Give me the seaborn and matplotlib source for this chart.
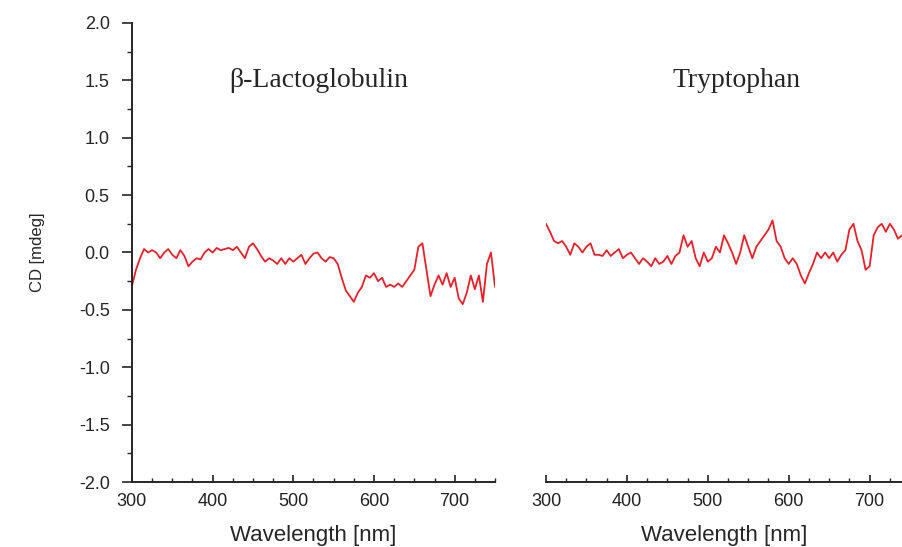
import numpy as np
import pandas as pd
import matplotlib.pyplot as plt
import seaborn as sns
from matplotlib.ticker import MultipleLocator, FormatStrFormatter

# CD spectra, 5 nm steps
wl_lacto = list(range(300, 755, 5))
cd_lacto = [-0.29, -0.15, -0.05, 0.03, 0.00, 0.02, 0.00, -0.05, 0.00, 0.03,
            -0.02, -0.05, 0.02, -0.03, -0.12, -0.08, -0.05, -0.06, 0.00, 0.03,
            0.00, 0.04, 0.02, 0.03, 0.04, 0.02, 0.05, 0.00, -0.05, 0.05,
            0.08, 0.03, -0.03, -0.08, -0.05, -0.07, -0.10, -0.05, -0.10, -0.05,
            -0.08, -0.05, -0.02, -0.10, -0.05, -0.01, 0.00, -0.05, -0.08, -0.04,
            -0.05, -0.10, -0.22, -0.33, -0.38, -0.43, -0.35, -0.30, -0.20, -0.22,
            -0.18, -0.25, -0.22, -0.30, -0.28, -0.30, -0.27, -0.30, -0.25, -0.20,
            -0.15, 0.05, 0.08, -0.15, -0.38, -0.28, -0.20, -0.28, -0.18, -0.30,
            -0.22, -0.40, -0.45, -0.35, -0.20, -0.32, -0.20, -0.43, -0.10, 0.00,
            -0.30]

wl_trp = list(range(300, 745, 5))
cd_trp = [0.25, 0.18, 0.10, 0.08, 0.10, 0.05, -0.02, 0.08, 0.05, 0.00,
          0.05, 0.08, -0.02, -0.02, -0.03, 0.02, -0.03, 0.00, 0.03, -0.05,
          -0.02, 0.00, -0.05, -0.10, -0.05, -0.08, -0.12, -0.05, -0.10, -0.08,
          -0.03, -0.10, -0.03, 0.00, 0.15, 0.05, 0.10, -0.05, -0.12, 0.00,
          -0.08, -0.05, 0.05, 0.00, 0.15, 0.08, 0.00, -0.10, 0.00, 0.15,
          0.05, -0.05, 0.05, 0.10, 0.15, 0.20, 0.28, 0.10, 0.05, -0.05,
          -0.10, -0.05, -0.10, -0.20, -0.27, -0.18, -0.10, 0.00, -0.05, 0.00,
          -0.05, 0.00, -0.08, -0.02, 0.02, 0.20, 0.25, 0.10, 0.02, -0.15,
          -0.12, 0.15, 0.22, 0.25, 0.18, 0.25, 0.20, 0.12, 0.15]

sns.set_style("ticks")
plt.rcParams['font.family'] = ['Liberation Sans', 'DejaVu Sans']
plt.rcParams['axes.unicode_minus'] = False

fig = plt.figure(figsize=(9.02, 5.47), dpi=100)
ax1 = fig.add_axes([0.1463, 0.1188, 0.4025, 0.8392])
ax2 = fig.add_axes([0.6053, 0.1188, 0.3947, 0.8392])

df1 = pd.DataFrame({"wl": wl_lacto, "cd": cd_lacto})
df2 = pd.DataFrame({"wl": wl_trp, "cd": cd_trp})
sns.lineplot(data=df1, x="wl", y="cd", ax=ax1, color="#e8202a", linewidth=1.3)
sns.lineplot(data=df2, x="wl", y="cd", ax=ax2, color="#e8202a", linewidth=1.3)

for ax, xmax in [(ax1, 750), (ax2, 740)]:
    ax.set_xlim(300, xmax)
    ax.set_ylim(-2.0, 2.0)
    ax.spines["top"].set_visible(False)
    ax.spines["right"].set_visible(False)
    ax.xaxis.set_major_locator(MultipleLocator(100))
    ax.xaxis.set_minor_locator(MultipleLocator(25))
    ax.tick_params(axis="x", which="major", direction="in", length=5, width=1.2,
                   labelsize=13, pad=8, colors="#222222")
    ax.tick_params(axis="x", which="minor", direction="in", length=3, width=1.0)
    ax.set_xlabel("Wavelength [nm]", fontsize=16, labelpad=11)
    ax.spines["bottom"].set_linewidth(1.4)

ax1.yaxis.set_major_locator(MultipleLocator(0.5))
ax1.yaxis.set_minor_locator(MultipleLocator(0.25))
ax1.yaxis.set_major_formatter(FormatStrFormatter("%.1f"))
ax1.tick_params(axis="y", which="major", direction="out", length=7, width=1.2,
                labelsize=13, pad=9)
ax1.tick_params(axis="y", which="minor", direction="out", length=3.5, width=1.0)
ax1.spines["left"].set_linewidth(1.4)
ax1.set_ylabel("CD [mdeg]", fontsize=12)
ax1.yaxis.set_label_coords(-0.24, 0.5)

ax2.spines["left"].set_visible(False)
ax2.set_yticks([])
ax2.set_ylabel("")

ax1.text(532, 1.5, "\u03b2-Lactoglobulin", fontsize=20, ha="center", va="center",
         family=["Liberation Serif", "DejaVu Serif"])
ax2.text(536, 1.5, "Tryptophan", fontsize=20, ha="center", va="center",
         family=["Liberation Serif", "DejaVu Serif"])

fig.savefig("out.png", dpi=100)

= = = = = = =

### Problem statement
From the data above, show each line that contains "matplotlib".

### Answer
Give me the seaborn and matplotlib source for this chart.
import matplotlib.pyplot as plt
from matplotlib.ticker import MultipleLocator, FormatStrFormatter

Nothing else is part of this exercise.